It's quite smooth so long as you get it thinned enough with airbrush thinner at about 20 psi pressure. I do prefer using actual "airbrush" thinner rather than plain old mineral spirits. Normally I thin enamels like Model Master in the ratio of 1:1 but with this stuff you may want to go with a 2:1 or 3:2 thinner to paint ratio. I go by the old "make it the consistency of low-fat milk" maxim myself. 

Here are a couple of pics showing how smooth it came out on the 1/1000 model. This was the first coat over Tamiya white Fine Surface Primer and without any fine sanding:

http://i146.photobucket.com/albums/r259/Trekriffic/TOS Enterprise 1-1000 scale/IMG_1391.jpg
http://i146.photobucket.com/albums/r259/Trekriffic/TOS Enterprise 1-1000 scale/IMG_1374.jpg

It would be interesting to experiment with spraying it over a grey primer to see what that does to the final color tones.


----------



## Zombie_61 (Apr 21, 2004)

kdaracal said:


> ...I'm getting all screwed up because I've been watching the CGI crap on Netflix. It plays with my mind. I'm glad they tried, though. It shows a desire to hit some angle shots that were impossible back in the day. But the Enterprise has no "weight".


For the ship to have weight, there has to be gravity. Since no gravity exists in space, the ship is essentially weightless. But I understand what you mean. With our current understanding of physics and propulsion in space, the Enterprise in the remastered episodes is a bit too nimble and easy to maneuver; perhaps things will be different in the 23rd century.

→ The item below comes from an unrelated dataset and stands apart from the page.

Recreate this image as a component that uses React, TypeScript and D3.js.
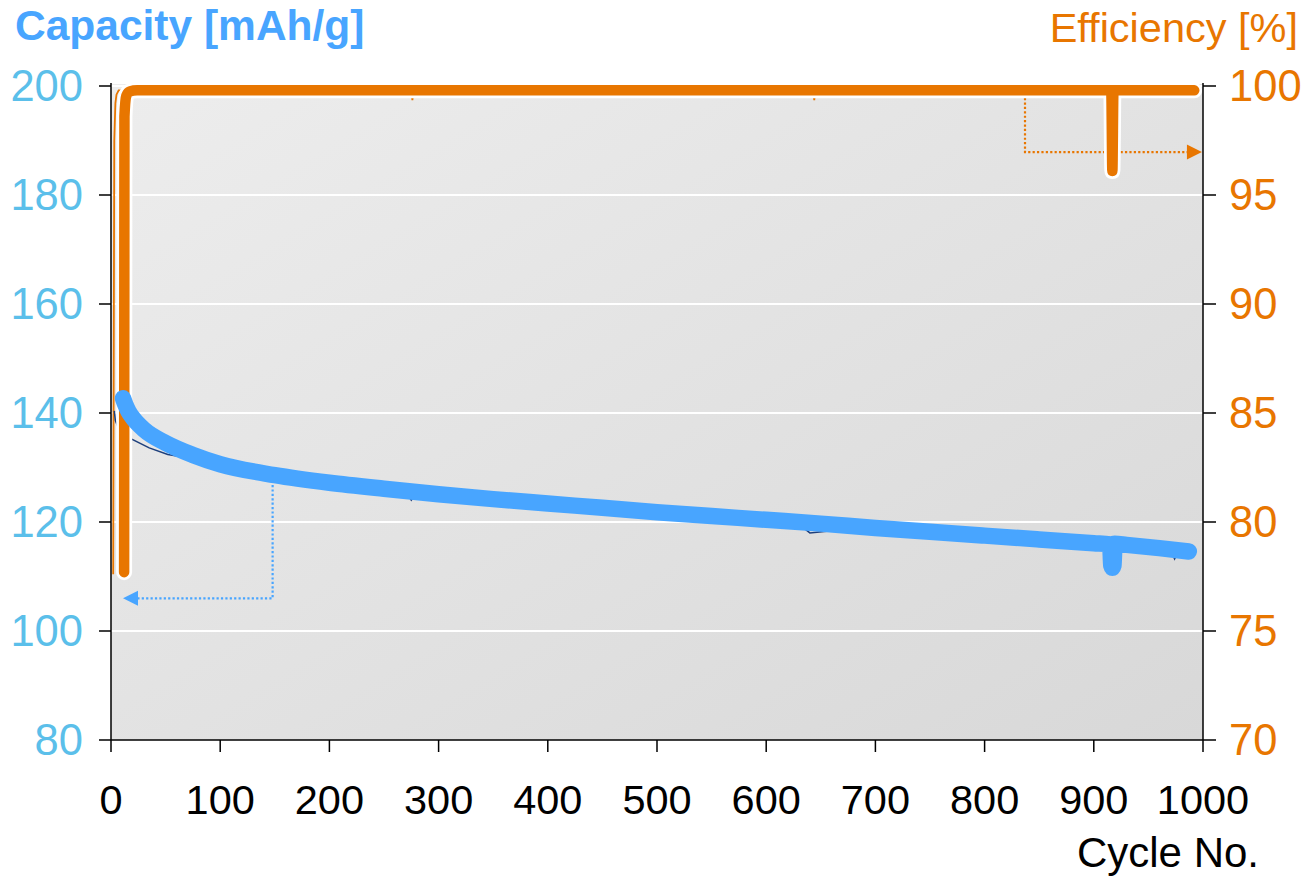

In my opinion the "cosmetics" of the Enterprise in the remastered episodes is another problem. Compared to the original effects shots, the overall color is too dark and in many shots the primary hull appears to be too thick. The effects in the remastered episodes are slowly growing on me, but I still prefer the original effects shots flaws and all.


----------



## NTRPRZ (Feb 23, 1999)

I used good old camoflague gray on my AMT Enterprise, built about 1,000 years ago (or at least it seems like that). Due to the size of this new kit, I'd go with whatever is at least one shade lighter.


----------



## John P (Sep 1, 1999)

Just because there's no gravity, doesn't mean objects don't have mass, which is also expressed in units of weight. Mass is still subject to Newton's laws, even in space - if you have a 190,000 metric ton spaceship, it still takes more than 190,000 metric tons of force to change it's rest state or motion vector.


----------



## SteveR (Aug 7, 2005)

Yes, mass would be the right term. Substance. 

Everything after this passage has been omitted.